Kennedy wanted a creative way to mark the passage of time. She looked to artists including John Evans who used the trash he collected each day to make a single collage.
Kennedy tried it as part of her daily beach walk. “I tried it for about one walk,” she says. “After about half of the walk, I thought, this isn't gonna work.”
This was 2009. Around the same time Kennedy saw bloggers starting to share their daily painting journeys and Kennedy decided to give that a try. She told herself she could try it for a year and blog under just her first and middle name (Lisa Daria) so that no one could find her if she didn’t like how it turned out.
That was over 4000 days ago.
The 1000th Painting
“What started off as a project that I thought maybe I’d do for a year, but I wasn't really sure if I'd make it that long, has turned into something that's been going on for 11 years,” says Kennedy.
But that doesn’t mean she got it right on the first try.
“I didn't really have a rhythm for a while of what I wanted to paint every single day.”
There were some things she knew. She knew she wanted to paint every single day. She chose to use acrylics because of their fast drying time. But she didn’t know what she wanted to paint.
Kennedy saw other artists online doing still lifes like glasses or paper bags everyday and while she liked their work, the subject matter didn’t resonate with her as a painting subject. She tried going to the market every day and finding things that inspired her but that took a lot of time and energy and didn’t feel sustainable.
“It wasn't until I decided to pick something that I could paint for a week that would have it's own start and stop date because you know, flowers, they live, they die, they live, they die,” says Kennedy.
As a subject, live flowers offered enough to keep her interested each week but also had a point where she would get new ones. They didn’t just offer a subject that interested her. They also offered a pattern and a habit she could fold into her daily painting and be sustainable for the long haul.
“So the beginning of the project wasn't as focused as it started to become around day 1000. So it took a while to get more into what I wanted, or what I thought that I wanted to paint.”
The Importance of Rules
Kennedy gave her project a framework or rules.
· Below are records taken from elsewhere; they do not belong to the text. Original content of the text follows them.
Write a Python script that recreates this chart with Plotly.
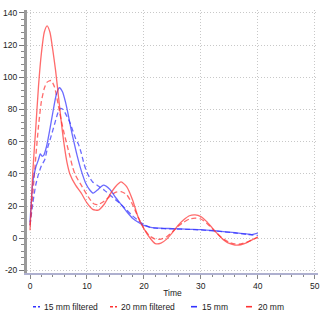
import plotly.graph_objects as go

# 20 mm (raw)
t_20 = [0, 0.5, 1, 1.5, 2, 2.5, 3, 3.5, 4, 4.5, 5, 5.5, 6, 6.5, 7, 8, 9, 10, 11, 12,
        13, 14, 15, 16, 17, 18, 19, 20, 21, 22, 23, 24, 25, 26, 27, 28, 29, 30, 31,
        32, 33, 34, 35, 36, 37, 38, 39, 40]
v_20 = [5, 42, 68, 95, 115, 128, 132, 128, 117, 104, 88, 72, 58, 47, 40, 33, 28, 22,
        18, 17.5, 21, 27, 32, 35, 32, 24, 13, 6, 0.5, -3.3, -3.0, -0.5, 3.5, 8, 11.5,
        14, 14.5, 13.5, 10.5, 6.5, 2.5, -1, -3.2, -4.2, -4, -2.8, -1, 1]

# 20 mm filtered
t_20f = [0, 0.5, 1, 1.5, 2, 2.5, 3, 3.7, 4.3, 5, 5.5, 6, 6.5, 7, 7.5, 8, 9, 10, 11,
         11.5, 12, 13, 14, 15, 16, 17, 18, 19, 20, 21, 22, 23, 24, 25, 26, 27, 28, 29,
         30, 31, 32, 33, 34, 35, 36, 37, 38, 39, 40]
v_20f = [8, 28, 50, 70, 85, 93, 97, 98, 94, 82, 73, 65, 58, 51, 44, 39, 33, 27, 22,
         21, 21, 23, 26, 28.5, 29, 27, 21, 13, 6, 1.5, -0.5, -0.5, 1, 4, 7.5, 10, 12,
         12.5, 12, 9.5, 6, 2.5, -0.5, -2.5, -3.5, -3.5, -2.5, -1, 0.5]

# 15 mm (raw)
t_15 = [0, 0.5, 1, 1.5, 1.8, 2.1, 2.4, 2.9, 3.5, 4.1, 4.6, 5.15, 5.7, 6.2, 6.7, 7.2,
        7.7, 8.3, 9, 9.8, 10.5, 11.1, 12, 12.9, 14, 15, 16, 17, 18, 19, 20, 21, 22,
        25, 28, 30, 33, 36, 38, 39, 40]
v_15 = [10, 35, 44, 49, 52.5, 51, 51.5, 57, 68, 80, 89, 93.5, 91, 85, 77, 68, 60, 51,
        42, 34, 30, 28, 30.5, 33, 30.5, 25.5, 21, 16.5, 12.5, 10, 8, 7, 6.5, 6, 5.6,
        5.4, 4.5, 3.5, 2.7, 2.3, 3.2]

# 15 mm filtered
t_15f = [0, 0.5, 1, 1.5, 2, 2.6, 3, 3.5, 4, 4.4, 4.9, 5.3, 5.8, 6.3, 7, 7.5, 8, 8.5,
         9, 9.5, 10, 10.5, 11, 12, 13, 14, 15, 16, 17, 18, 19, 20, 21, 22, 25, 28, 30,
         33, 36, 38, 40]
v_15f = [8, 22, 33, 40, 45, 49, 55, 61, 67, 72, 78, 80.7, 80, 77, 72, 67, 62, 58.5,
         53, 46, 41, 37.5, 35, 32.5, 30, 27, 24, 21, 17.5, 14, 11, 8.5, 7, 6.3, 5.8,
         5.5, 5.2, 4.4, 3.3, 2.5, 1.8]

x_ticks = [0, 10, 20, 30, 40, 50]
y_ticks = [-20, 0, 20, 40, 60, 80, 100, 120, 140]

BLUE = "rgba(50,50,255,0.72)"
RED = "rgba(255,50,50,0.72)"
FONT = "Liberation Sans, Arial, sans-serif"

series = [
    ("15 mm filtered", t_15f, v_15f, BLUE, "5px,3px"),
    ("20 mm filtered", t_20f, v_20f, RED, "5px,3px"),
    ("15 mm", t_15, v_15, BLUE, "solid"),
    ("20 mm", t_20, v_20, RED, "solid"),
]

fig = go.Figure()
for name, t, v, col, dash in series:
    fig.add_trace(go.Scatter(
        x=t, y=v, name=name, mode="lines",
        line=dict(color=col, width=1.3, dash=dash, shape="spline", smoothing=0.6),
        showlegend=False,
    ))

W, H = 333, 323
ML, MR, MT, MB = 27, 15, 10, 50
pw = W - ML - MR
ph = H - MT - MB

fig.update_layout(
    width=W, height=H,
    margin=dict(l=ML, r=MR, t=MT, b=MB, pad=0),
    paper_bgcolor="white", plot_bgcolor="white",
    font=dict(family=FONT, size=8.5, color="#222"),
)

GRID = dict(showgrid=True, gridcolor="#c8c8c8", griddash="1px,2px", gridwidth=1)

fig.update_xaxes(
    range=[-0.53, 50.58], tickvals=x_ticks, ticktext=[str(v) for v in x_ticks],
    automargin=False, zeroline=False, showline=True, linecolor="#aeb0cf", linewidth=2,
    ticks="outside", ticklen=4, tickcolor="#888",
    minor=dict(dtick=2, tick0=0, ticks="outside", ticklen=2, tickcolor="#888", showgrid=False),
    title=dict(text="Time", font=dict(size=8.5, color="#222"), standoff=0),
    **GRID,
)
fig.update_yaxes(
    range=[-21.55, 141.8], tickvals=y_ticks, ticktext=[str(v) for v in y_ticks],
    automargin=False, zeroline=False, showline=True, linecolor="#9a9a9a", linewidth=3,
    ticks="outside", ticklen=5, tickcolor="#777",
    minor=dict(dtick=4, tick0=0, ticks="outside", ticklen=3, tickcolor="#888", showgrid=False),
    **GRID,
)

# Legend row drawn below the axis title
legend_y_px = 306.7
ly = (MT + ph - legend_y_px) / ph
legend_items = [
    ("15 mm filtered", BLUE, "3px,2px", 33, 40, 42),
    ("20 mm filtered", RED, "3px,2px", 110, 117, 119),
    ("15 mm", BLUE, "solid", 191, 197, 200),
    ("20 mm", RED, "solid", 246, 252, 256),
]
for label, col, dash, x0, x1, xt in legend_items:
    fig.add_shape(
        type="line", xref="paper", yref="paper",
        x0=(x0 - ML) / pw, x1=(x1 - ML) / pw, y0=ly, y1=ly,
        line=dict(color=col.replace("0.72", "1"), width=1.6, dash=dash),
    )
    fig.add_annotation(
        xref="paper", yref="paper", x=(xt - ML) / pw, y=ly,
        xanchor="left", yanchor="middle", showarrow=False,
        text=label, font=dict(size=8.5, color="#222"),
    )

fig.write_html("out.html")
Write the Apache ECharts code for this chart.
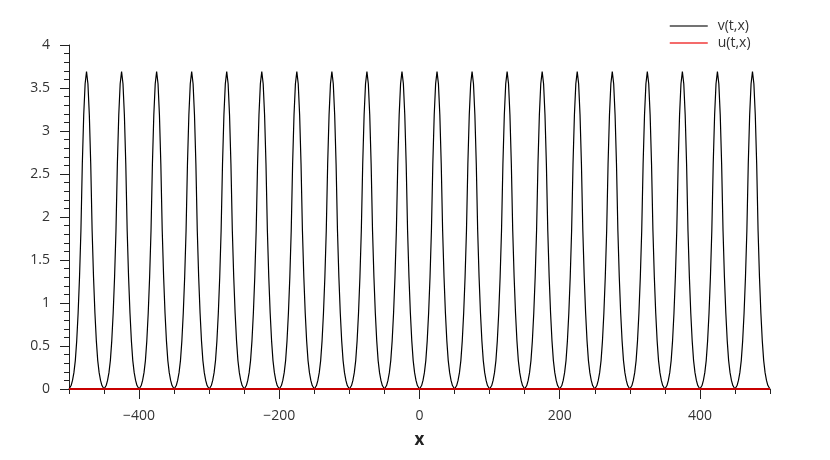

She knew that if she wanted it to be a sustainable practice (And that’s what she sees it as, a daily practice.) She knew she couldn’t be making a thousand decisions each time she sat down to paint.
But the rules evolved.
When she first started the rules were somewhat simple: (1) paint every day and (2) paint in acrylics, and (3) use a limited palette.
Around day 1000 she discovered that painting live flowers purchased each week would be her subject matter and she also eventually realized that she needed to do it first thing in the morning.
Later in the process she realized that she didn’t need to be so literal in her interpretation of her subject.
The Freedom of Painting Daily
When Kennedy started the project, she wasn’t great at painting or very comfortable in acrylics. The daily aspect to the project was an incredibly useful way for her to get better at painting. It took pressure off a single painting and put the focus on learning to paint in general.
“I would paint a painting,” she says, “and I didn't think it came out so great. And then I thought, well, at least if I'm doing it tomorrow.”
But her daily painting practice also gives her other, larger work, freedom. It gives her permission to work in different ways.
“The bigger paintings wind up being opposite worlds,” she says of her work that uses hundreds of tubes of paint, is in oil and includes techniques like sanding.
But it also gives her a sense that she’s never too far away from painting in general. Because she isn’t.
“It provides this sort of a sense of calm because I work on bigger paintings in the studio during the rest of the day and I can't always get in there every single day,” she says. “But with the daily painting project, I'm always making time for that. I really can go into the studio and pick up a brush after a week or two and not feel like I have to start from zero again.”